## WHAT THIS TASK INVOLVES:
Transcribe the material word for word, but without the images.
════
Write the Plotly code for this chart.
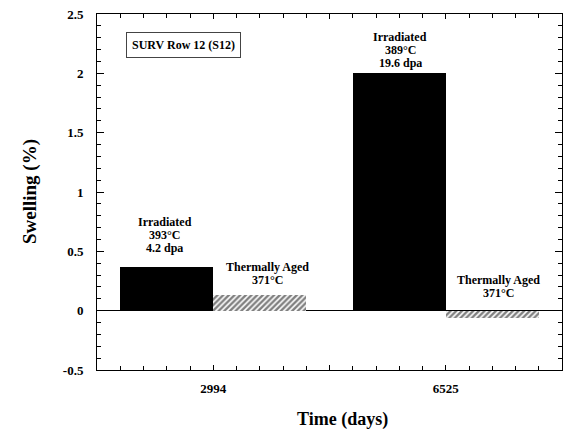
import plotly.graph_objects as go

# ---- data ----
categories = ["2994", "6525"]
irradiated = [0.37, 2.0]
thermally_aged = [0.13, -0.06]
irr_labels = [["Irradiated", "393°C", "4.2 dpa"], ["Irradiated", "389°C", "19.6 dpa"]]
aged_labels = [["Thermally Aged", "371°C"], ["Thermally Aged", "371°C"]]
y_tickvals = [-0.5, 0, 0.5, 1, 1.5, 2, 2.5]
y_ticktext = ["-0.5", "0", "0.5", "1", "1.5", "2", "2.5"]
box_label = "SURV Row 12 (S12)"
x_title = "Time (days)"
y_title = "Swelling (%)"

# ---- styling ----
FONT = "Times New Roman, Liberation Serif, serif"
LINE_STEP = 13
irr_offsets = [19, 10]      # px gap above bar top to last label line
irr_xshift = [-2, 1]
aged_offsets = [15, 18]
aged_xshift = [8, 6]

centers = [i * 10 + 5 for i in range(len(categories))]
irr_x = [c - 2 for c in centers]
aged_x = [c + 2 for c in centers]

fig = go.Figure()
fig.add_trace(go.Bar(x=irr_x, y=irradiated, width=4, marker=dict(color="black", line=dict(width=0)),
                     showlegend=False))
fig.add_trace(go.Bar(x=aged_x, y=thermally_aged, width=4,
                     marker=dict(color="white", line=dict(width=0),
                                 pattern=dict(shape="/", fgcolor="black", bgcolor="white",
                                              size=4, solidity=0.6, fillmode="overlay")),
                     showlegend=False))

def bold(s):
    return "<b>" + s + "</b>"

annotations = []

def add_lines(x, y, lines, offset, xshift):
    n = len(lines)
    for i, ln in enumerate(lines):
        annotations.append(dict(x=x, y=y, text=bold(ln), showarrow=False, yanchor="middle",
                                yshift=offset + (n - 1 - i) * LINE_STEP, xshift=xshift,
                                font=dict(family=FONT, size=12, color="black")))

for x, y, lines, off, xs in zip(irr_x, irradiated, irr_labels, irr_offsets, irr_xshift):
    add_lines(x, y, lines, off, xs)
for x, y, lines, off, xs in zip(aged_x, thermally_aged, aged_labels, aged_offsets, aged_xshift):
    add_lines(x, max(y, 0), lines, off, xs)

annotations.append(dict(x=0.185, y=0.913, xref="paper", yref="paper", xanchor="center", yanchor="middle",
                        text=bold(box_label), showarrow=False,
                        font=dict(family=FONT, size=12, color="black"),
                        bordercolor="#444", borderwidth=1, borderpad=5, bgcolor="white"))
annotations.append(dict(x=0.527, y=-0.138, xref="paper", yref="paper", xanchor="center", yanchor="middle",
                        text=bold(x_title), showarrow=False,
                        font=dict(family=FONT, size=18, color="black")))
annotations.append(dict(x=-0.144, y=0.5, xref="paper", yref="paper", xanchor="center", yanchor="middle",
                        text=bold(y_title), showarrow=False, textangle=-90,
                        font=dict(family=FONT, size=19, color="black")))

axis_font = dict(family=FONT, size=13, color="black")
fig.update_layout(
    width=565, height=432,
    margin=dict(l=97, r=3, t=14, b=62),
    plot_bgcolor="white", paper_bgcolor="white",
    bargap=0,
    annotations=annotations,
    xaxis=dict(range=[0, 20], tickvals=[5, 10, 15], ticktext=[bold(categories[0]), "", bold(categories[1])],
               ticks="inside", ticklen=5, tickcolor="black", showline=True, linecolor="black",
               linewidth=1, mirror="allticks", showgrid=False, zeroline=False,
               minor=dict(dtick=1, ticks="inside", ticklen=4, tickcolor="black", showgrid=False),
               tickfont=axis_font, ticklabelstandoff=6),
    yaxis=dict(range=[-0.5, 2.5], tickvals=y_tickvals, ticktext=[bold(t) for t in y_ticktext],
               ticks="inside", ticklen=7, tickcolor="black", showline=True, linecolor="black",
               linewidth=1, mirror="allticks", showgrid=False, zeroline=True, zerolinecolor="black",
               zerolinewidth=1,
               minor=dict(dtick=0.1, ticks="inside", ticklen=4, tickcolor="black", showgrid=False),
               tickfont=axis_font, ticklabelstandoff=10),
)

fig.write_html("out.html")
════
## WORKED ANSWER:
Write the Plotly code for this chart.
import plotly.graph_objects as go

# ---- data ----
categories = ["2994", "6525"]
irradiated = [0.37, 2.0]
thermally_aged = [0.13, -0.06]
irr_labels = [["Irradiated", "393°C", "4.2 dpa"], ["Irradiated", "389°C", "19.6 dpa"]]
aged_labels = [["Thermally Aged", "371°C"], ["Thermally Aged", "371°C"]]
y_tickvals = [-0.5, 0, 0.5, 1, 1.5, 2, 2.5]
y_ticktext = ["-0.5", "0", "0.5", "1", "1.5", "2", "2.5"]
box_label = "SURV Row 12 (S12)"
x_title = "Time (days)"
y_title = "Swelling (%)"

# ---- styling ----
FONT = "Times New Roman, Liberation Serif, serif"
LINE_STEP = 13
irr_offsets = [19, 10]      # px gap above bar top to last label line
irr_xshift = [-2, 1]
aged_offsets = [15, 18]
aged_xshift = [8, 6]

centers = [i * 10 + 5 for i in range(len(categories))]
irr_x = [c - 2 for c in centers]
aged_x = [c + 2 for c in centers]

fig = go.Figure()
fig.add_trace(go.Bar(x=irr_x, y=irradiated, width=4, marker=dict(color="black", line=dict(width=0)),
                     showlegend=False))
fig.add_trace(go.Bar(x=aged_x, y=thermally_aged, width=4,
                     marker=dict(color="white", line=dict(width=0),
                                 pattern=dict(shape="/", fgcolor="black", bgcolor="white",
                                              size=4, solidity=0.6, fillmode="overlay")),
                     showlegend=False))

def bold(s):
    return "<b>" + s + "</b>"

annotations = []

def add_lines(x, y, lines, offset, xshift):
    n = len(lines)
    for i, ln in enumerate(lines):
        annotations.append(dict(x=x, y=y, text=bold(ln), showarrow=False, yanchor="middle",
                                yshift=offset + (n - 1 - i) * LINE_STEP, xshift=xshift,
                                font=dict(family=FONT, size=12, color="black")))

for x, y, lines, off, xs in zip(irr_x, irradiated, irr_labels, irr_offsets, irr_xshift):
    add_lines(x, y, lines, off, xs)
for x, y, lines, off, xs in zip(aged_x, thermally_aged, aged_labels, aged_offsets, aged_xshift):
    add_lines(x, max(y, 0), lines, off, xs)

annotations.append(dict(x=0.185, y=0.913, xref="paper", yref="paper", xanchor="center", yanchor="middle",
                        text=bold(box_label), showarrow=False,
                        font=dict(family=FONT, size=12, color="black"),
                        bordercolor="#444", borderwidth=1, borderpad=5, bgcolor="white"))
annotations.append(dict(x=0.527, y=-0.138, xref="paper", yref="paper", xanchor="center", yanchor="middle",
                        text=bold(x_title), showarrow=False,
                        font=dict(family=FONT, size=18, color="black")))
annotations.append(dict(x=-0.144, y=0.5, xref="paper", yref="paper", xanchor="center", yanchor="middle",
                        text=bold(y_title), showarrow=False, textangle=-90,
                        font=dict(family=FONT, size=19, color="black")))

axis_font = dict(family=FONT, size=13, color="black")
fig.update_layout(
    width=565, height=432,
    margin=dict(l=97, r=3, t=14, b=62),
    plot_bgcolor="white", paper_bgcolor="white",
    bargap=0,
    annotations=annotations,
    xaxis=dict(range=[0, 20], tickvals=[5, 10, 15], ticktext=[bold(categories[0]), "", bold(categories[1])],
               ticks="inside", ticklen=5, tickcolor="black", showline=True, linecolor="black",
               linewidth=1, mirror="allticks", showgrid=False, zeroline=False,
               minor=dict(dtick=1, ticks="inside", ticklen=4, tickcolor="black", showgrid=False),
               tickfont=axis_font, ticklabelstandoff=6),
    yaxis=dict(range=[-0.5, 2.5], tickvals=y_tickvals, ticktext=[bold(t) for t in y_ticktext],
               ticks="inside", ticklen=7, tickcolor="black", showline=True, linecolor="black",
               linewidth=1, mirror="allticks", showgrid=False, zeroline=True, zerolinecolor="black",
               zerolinewidth=1,
               minor=dict(dtick=0.1, ticks="inside", ticklen=4, tickcolor="black", showgrid=False),
               tickfont=axis_font, ticklabelstandoff=10),
)

fig.write_html("out.html")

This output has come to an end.